Rather than seeking to undermine the weakened Menzies government, Curtin continued to pursue his policy of cooperation. He took a seat on the newly created Advisory War Council from 29 October 1940. He also agreed to Menzies’s plan to embark on a prolonged visit to Washington and London over several months in 1941. In his absence, Curtin assisted the acting Prime Minister, Country Party leader Arthur Fadden, to prepare for the feared extension of the war into the Pacific. After Menzies returned to Australia in May 1941 he proposed that he return to London to sit on Churchill’s War Council as Australia’s Prime Minister. Amid reports that Menzies’ other intention was to pursue a political career there, Curtin was directed by Caucus to withhold Labor’s cooperation. Then on 28 August, Menzies’ own colleagues removed him, and Arthur Fadden became Prime Minister.
Six weeks later, after some courting of Wilson by HV Evatt, Independents Alex Wilson and Arthur Coles supported a motion against the government. Fadden was forced to resign and Curtin was able to advise the Governor-General he had a majority in the House of Representatives. When World War II started, the coalition government of Robert Menzies was divided by personal rivalries. These developed to the point where the independents who held the balance of power believed Australia’s war effort was being adversely affected.
In October 1941 they agreed to transfer their support to Labor and so Curtin became prime minister and is widely regarded as one of the greatest.
John Curtin’s achievement rests on his leadership of the nation during much of World War II. His rejection of the British strategy for Australian troops enabled the successful defence of New Guinea and in a remarkable move, he put US General Douglas MacArthur in charge of Australia’s defence forces. Although he had been a strong opponent of conscription during World War I, as leader during the 1939–45 conflict, Curtin made the decision to send conscripted troops to serve outside Australia.
He proved a capable war leader, appealing to the United States for help in the face of his realisation that Australia was deemed dispensable by Britain.
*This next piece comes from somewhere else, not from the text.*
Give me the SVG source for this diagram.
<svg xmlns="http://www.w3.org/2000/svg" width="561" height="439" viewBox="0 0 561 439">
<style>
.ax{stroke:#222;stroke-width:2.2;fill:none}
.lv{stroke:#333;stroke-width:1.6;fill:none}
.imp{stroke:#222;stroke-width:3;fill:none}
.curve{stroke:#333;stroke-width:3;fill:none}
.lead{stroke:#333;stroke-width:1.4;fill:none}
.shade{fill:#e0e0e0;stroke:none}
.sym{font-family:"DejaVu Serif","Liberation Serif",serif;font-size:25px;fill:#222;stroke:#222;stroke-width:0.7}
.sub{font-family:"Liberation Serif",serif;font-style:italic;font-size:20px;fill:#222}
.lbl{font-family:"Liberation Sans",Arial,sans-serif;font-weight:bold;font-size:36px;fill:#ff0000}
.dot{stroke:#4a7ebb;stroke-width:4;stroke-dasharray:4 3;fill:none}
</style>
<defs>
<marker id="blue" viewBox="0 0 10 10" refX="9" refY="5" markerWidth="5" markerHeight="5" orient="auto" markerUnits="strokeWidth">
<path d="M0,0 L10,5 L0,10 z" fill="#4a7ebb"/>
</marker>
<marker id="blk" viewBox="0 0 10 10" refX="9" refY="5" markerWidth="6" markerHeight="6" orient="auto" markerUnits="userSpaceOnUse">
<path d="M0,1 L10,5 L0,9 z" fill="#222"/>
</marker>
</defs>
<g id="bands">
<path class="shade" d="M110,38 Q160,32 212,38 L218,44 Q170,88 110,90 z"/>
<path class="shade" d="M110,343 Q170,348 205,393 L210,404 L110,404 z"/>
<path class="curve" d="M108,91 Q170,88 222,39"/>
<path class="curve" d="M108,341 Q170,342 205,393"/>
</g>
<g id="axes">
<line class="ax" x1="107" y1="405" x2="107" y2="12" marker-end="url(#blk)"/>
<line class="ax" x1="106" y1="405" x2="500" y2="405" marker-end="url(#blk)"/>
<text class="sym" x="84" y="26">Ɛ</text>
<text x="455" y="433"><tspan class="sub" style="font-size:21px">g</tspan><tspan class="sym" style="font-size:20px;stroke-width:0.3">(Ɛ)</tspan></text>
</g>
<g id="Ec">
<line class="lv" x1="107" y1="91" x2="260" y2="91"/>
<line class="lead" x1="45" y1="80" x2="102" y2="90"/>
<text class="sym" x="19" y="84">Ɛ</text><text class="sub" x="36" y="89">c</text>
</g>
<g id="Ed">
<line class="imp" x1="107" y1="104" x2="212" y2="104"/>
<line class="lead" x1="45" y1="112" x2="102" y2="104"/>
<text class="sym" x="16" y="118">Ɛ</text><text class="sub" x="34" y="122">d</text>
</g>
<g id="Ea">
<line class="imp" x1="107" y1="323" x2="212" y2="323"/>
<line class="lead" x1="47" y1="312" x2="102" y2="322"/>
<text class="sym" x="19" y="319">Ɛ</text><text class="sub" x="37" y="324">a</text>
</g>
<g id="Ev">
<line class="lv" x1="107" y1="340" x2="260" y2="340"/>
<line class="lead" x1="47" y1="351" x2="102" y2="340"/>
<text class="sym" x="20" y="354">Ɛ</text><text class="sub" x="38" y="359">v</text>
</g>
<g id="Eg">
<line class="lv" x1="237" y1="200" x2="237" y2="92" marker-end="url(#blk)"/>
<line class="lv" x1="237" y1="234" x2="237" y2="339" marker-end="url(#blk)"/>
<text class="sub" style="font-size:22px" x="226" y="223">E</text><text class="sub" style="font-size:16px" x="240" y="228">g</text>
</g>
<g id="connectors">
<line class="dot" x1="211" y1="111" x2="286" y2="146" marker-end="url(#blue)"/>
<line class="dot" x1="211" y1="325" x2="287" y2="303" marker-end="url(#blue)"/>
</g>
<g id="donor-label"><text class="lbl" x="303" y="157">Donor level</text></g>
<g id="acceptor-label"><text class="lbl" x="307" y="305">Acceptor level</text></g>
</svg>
In the following disputes with British prime minister, Winston Churchill, Curtin was able to turn the results in his favour, as in his decision to recall Australian troops from the Middle East to defend Australia. With Japanese planes bombing northern Australian ports, he mobilised the entire nation by instituting the military conscription which he had so strongly opposed in World War I.
Curtin was also intent on ensuring that Australia emerge from the war free from the unemployment problems of the 1930s. He aimed for a policy of work for all who wanted it, arguing this could be achieved in peacetime as it had in war.
On 8 January 1945, he celebrated his 60th birthday at The Lodge. Although he returned to parliament in February, Curtin was by no means back to normal. Robert Menzies now led a regenerated Opposition, united as the Liberal Party, and ready for rigorous debate. Not only was Curtin forced to excuse himself from parliamentary question time, he was unable to concentrate on the work demanded by the avalanche of Bills being prepared for the coming peace.
Curtin’s exhortation to Frank Anstey in 1934 – that they ‘must go on to the end and not yield while life is left to us’ – he now applied to himself. On 18 April 1945, he moved the parliament’s motion of condolence on the death of President Franklin Roosevelt. Soon after, severe lung congestion forced him back into hospital.
Curtin was released from hospital on 22 May. That day he was driven back to The Lodge, and he and Elsie Curtin strolled in the garden together for photographers. They then walked back into The Lodge together for the last time. Inside, Ray Tracey waited with a stretcher to carry Curtin up the staircase to the prime ministerial bedroom on the first floor. John Curtin died there, on 5 July 1945, just six weeks before the end of the war in the Pacific.